Nonetheless, at trial, the Supreme Court erred in allowing into evidence testimony given by the infant plaintiff with respect to the County at the hearing held pursuant to General Municipal Law § 50-h, as well as the infant plaintiff's deposition testimony with respect to all of the defendants, in lieu of live testimony that would have been subject to cross-examination. Although CPLR 3117 (a) (3) permits a party to introduce his or her own deposition transcript into evidence at trial if the party is "unable to attend or testify because of age, sickness, infirmity, or imprisonment" (see generally Cutler v Konover, 81 AD2d 571, 572 [1981], affd 55 NY2d 891 [1982]; Wojtas v Fifth Ave.
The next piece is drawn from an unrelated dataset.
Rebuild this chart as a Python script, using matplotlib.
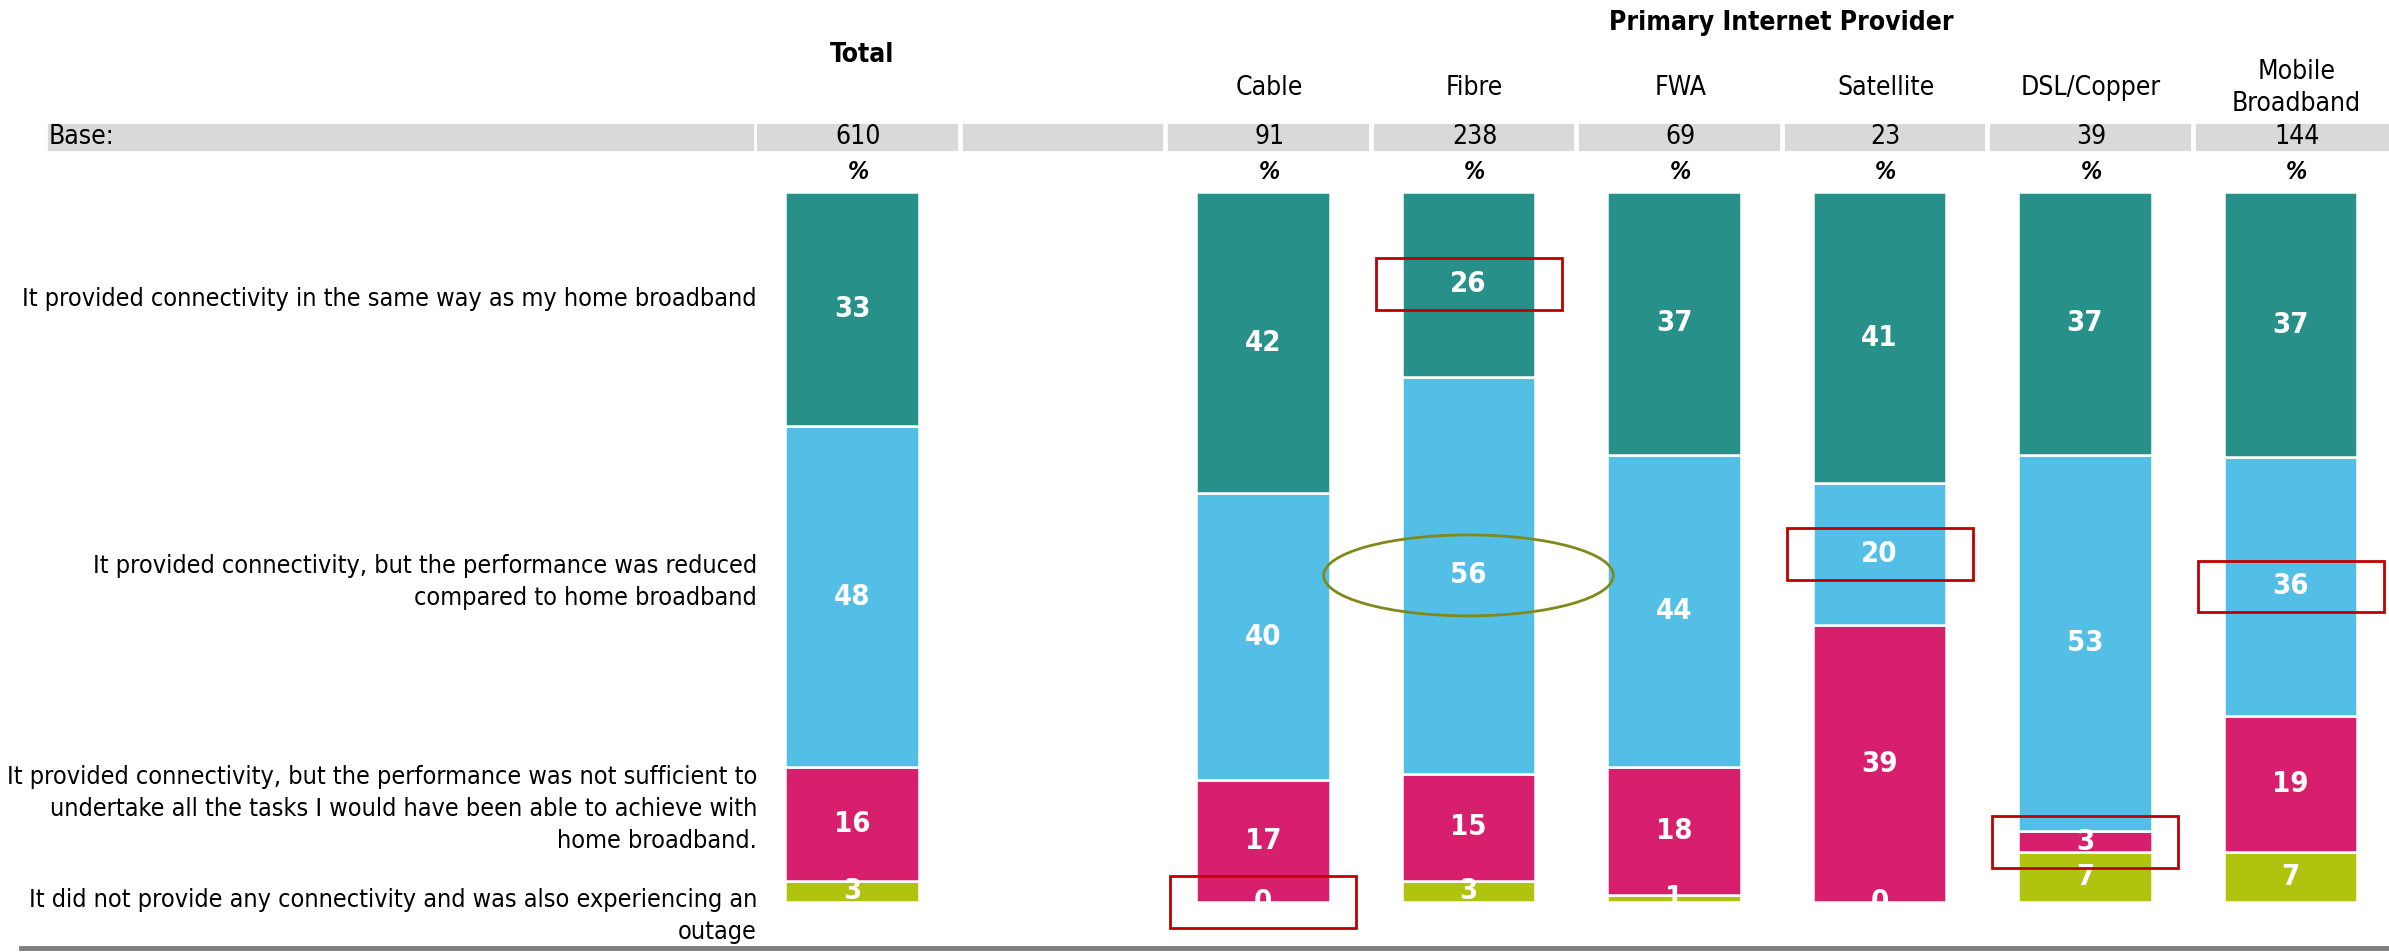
import matplotlib
matplotlib.use("Agg")
import matplotlib.pyplot as plt
from matplotlib.patches import Rectangle, Ellipse
from matplotlib.transforms import blended_transform_factory
from matplotlib.lines import Line2D

plt.rcParams['font.family'] = ['DejaVu Sans']
plt.rcParams['font.stretch'] = 'condensed'

# data
columns = ['Total', 'Cable', 'Fibre', 'FWA', 'Satellite', 'DSL/Copper', 'Mobile\nBroadband']
col_pos = [0, 2, 3, 4, 5, 6, 7]
bases = [610, 91, 238, 69, 23, 39, 144]

same_way = [33, 42, 26, 37, 41, 37, 37]
reduced = [48, 40, 56, 44, 20, 53, 36]
not_sufficient = [16, 17, 15, 18, 39, 3, 19]
no_connectivity = [3, 0, 3, 1, 0, 7, 7]

row_labels = [
    "It provided connectivity in the same way as my home broadband",
    "It provided connectivity, but the performance was reduced\ncompared to home broadband",
    "It provided connectivity, but the performance was not sufficient to\n"
    "undertake all the tasks I would have been able to achieve with\nhome broadband.",
    "It did not provide any connectivity and was also experiencing an\noutage",
]
row_label_y = [299, 582, 809, 916]  # pixel rows

colors = ['#AFC30F', '#D81F6D', '#54BFE6', '#279089']
series = [no_connectivity, not_sufficient, reduced, same_way]

# highlighted labels: (column index, series index)
boxes = [(2, 3), (4, 2), (6, 2), (5, 1), (1, 0)]
circle = (2, 2)

W, H = 2389, 952
fig = plt.figure(figsize=(W / 100, H / 100), dpi=100)
step = 205.5
x0 = 852
ax = fig.add_axes([0, (H - 902) / H, 1, 710 / H])
ax.set_xlim(-x0 / step, (W - x0) / step)
ax.set_ylim(0, 100)
ax.axis('off')

def fy(px):
    return 1 - px / H

tr = blended_transform_factory(ax.transData, fig.transFigure)

# stacked bars
centers = {}
bottoms = [0.0] * len(columns)
for s, vals in enumerate(series):
    for i, x in enumerate(col_pos):
        tot = same_way[i] + reduced[i] + not_sufficient[i] + no_connectivity[i]
        h = vals[i] / tot * 100
        ax.bar(x, h, bottom=bottoms[i], width=0.652, color=colors[s],
               edgecolor='white', linewidth=1.8)
        cy = bottoms[i] + h / 2
        centers[(i, s)] = (x, cy)
        ax.text(x, cy, str(vals[i]), ha='center', va='center', color='white',
                fontsize=21, fontweight='bold', clip_on=True)
        bottoms[i] += h

# highlight annotations
for (i, s) in boxes:
    x, cy = centers[(i, s)]
    ax.add_patch(Rectangle((x - 0.452, cy - 3.65), 0.905, 7.3, fill=False,
                           edgecolor='#C00000', linewidth=2, clip_on=False, zorder=5))
x, cy = centers[circle]
ax.add_patch(Ellipse((x, cy), 1.41, 11.4, fill=False, edgecolor='#7F8A1A',
                     linewidth=2, clip_on=False, zorder=5))

# row labels
row_texts = []
for lab, py in zip(row_labels, row_label_y):
    t = fig.text(757 / W, fy(py), lab, ha='right', va='center', fontsize=19,
                 linespacing=1.42)
    row_texts.append(t)

# headers
ax.text(0.05, fy(55), 'Total', transform=tr, ha='center', va='center',
        fontsize=19, fontweight='bold')
ax.text(4.52, fy(23), 'Primary Internet Provider', transform=tr, ha='center',
        va='center', fontsize=19, fontweight='bold')
for i, x in enumerate(col_pos):
    if i == 0:
        continue
    ax.text(x + 0.03, fy(88), columns[i], transform=tr, ha='center', va='center',
            fontsize=19, linespacing=1.3)

# base row
ax.add_patch(Rectangle((46 / step - x0 / step, fy(152)), (757 - 46) / step, 30 / H,
                       transform=tr, facecolor='#D9D9D9', edgecolor='white',
                       linewidth=2, clip_on=False))
fig.text(49 / W, fy(137), 'Base:', ha='left', va='center', fontsize=19)
for c in range(8):
    ax.add_patch(Rectangle((c - 0.47, fy(152)), 0.99, 30 / H, transform=tr,
                           facecolor='#D9D9D9', edgecolor='white', linewidth=2,
                           clip_on=False))
for i, x in enumerate(col_pos):
    ax.text(x + 0.03, fy(137), str(bases[i]), transform=tr, ha='center',
            va='center', fontsize=19)
    ax.text(x + 0.03, fy(172), '%', transform=tr, ha='center', va='center',
            fontsize=17, fontweight='bold', fontstyle='italic')

fig.add_artist(Line2D([21 / W, 1], [fy(948), fy(948)], color='#7F7F7F',
                      linewidth=3.5, transform=fig.transFigure))

# shrink the row labels so the first one spans about 736 px, as in the source
fig.canvas.draw()
r = fig.canvas.get_renderer()
w = row_texts[0].get_window_extent(r).width
if w > 736:
    for t in row_texts:
        t.set_fontsize(19 * 736 / w)

fig.savefig('out.png', dpi=100)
Coach Corp., 23 AD2d 685 [1965]), and General Municipal Law § 50-h (4) also permits the use, under similar circumstances, of transcripts of hearings held pursuant to General Municipal Law § 50-h, as against municipal defendants only (see Weinberg v City of New York, 3 AD3d 489, 490 [2004]; Claypool v City of New York, 267 AD2d 33, 35 [1999]), here, the trial court improvidently exercised its discretion (see Cutler v Konover, 81 AD2d at 572) in allowing the deposition and municipal hearing transcripts to be used in lieu of live testimony. The ground for admissibility in this case, as proffered by the plaintiffs' expert, was inadequate and lacked factual support (see People v Slaughter, 163 AD2d 342, 343-344 [1990]; Naso v 1994 BA Leasing Corp., 13 Misc 3d 1230[A], 2006 NY Slip Op 52064[U] [2006]; People v Del Mastro, 72 Misc 2d 809, 812-813 [1973]). Moreover, in light of the fact that the infant plaintiff testified in the course of the municipal hearing that he complained five times that his roommate engaged in the offensive conduct, but testified during the deposition that he complained only once, the defendants' fundamental common-law right to cross-examination (see Alford v United States, 282 US 687, 691 [1931]; Matter of Friedel v Board of Regents of Univ. of State of N.Y., 296 NY 347, 352 [1947]) assumed particular importance with respect to the ultimate assessment of the infant plaintiff's credibility on the issue of notice.

The defendants' inability to challenge the infant plaintiff's credibility through live cross-examination at trial requires that a new trial be held, not only on the issue of liability, but on the issue of damages as well, if warranted (see McNeill v LaSalle Partners, 52 AD3d 407, 410 [2008]; Holt v Welding Servs., 264 AD2d 562, 563 [1999]).

The County asserted a cross claim against, among others, the infant plaintiff's roommate, whom the trial evidence established as the sole intentional tortfeasor. Where, as here, a case is tried without a jury, this Court's power to review the evidence is as broad as that of the trial court, "taking into account in a close case 'the fact that the trial judge had the advantage of seeing the witnesses' " (Northern Westchester Professional Park Assoc. v Town of Bedford, 60 NY2d 492, 499 [1983], quoting York Mtge. Corp. v Clotar Constr. Corp., 254 NY 128, 133-134 [1930]). On this record, the trial court erred in finding that the roommate was 0% at fault, notwithstanding the fact that he was only 11 years old at the time of the alleged incidents underlying the complaint (see Williams v Hays, 143 NY 442, 451 [1894]; Rausch v McVeigh, 105 Misc 2d 163 [1980]; Blackwood v Farley, 40 Misc 2d 289, 289-290 [1963]; cf. Scinta v Connelly, 54 AD2d 616 [1976]). [*3]

We need not reach the parties' remaining contentions in light of our determination. Spolzino, J.P., Dillon, Miller and Dickerson, JJ., concur.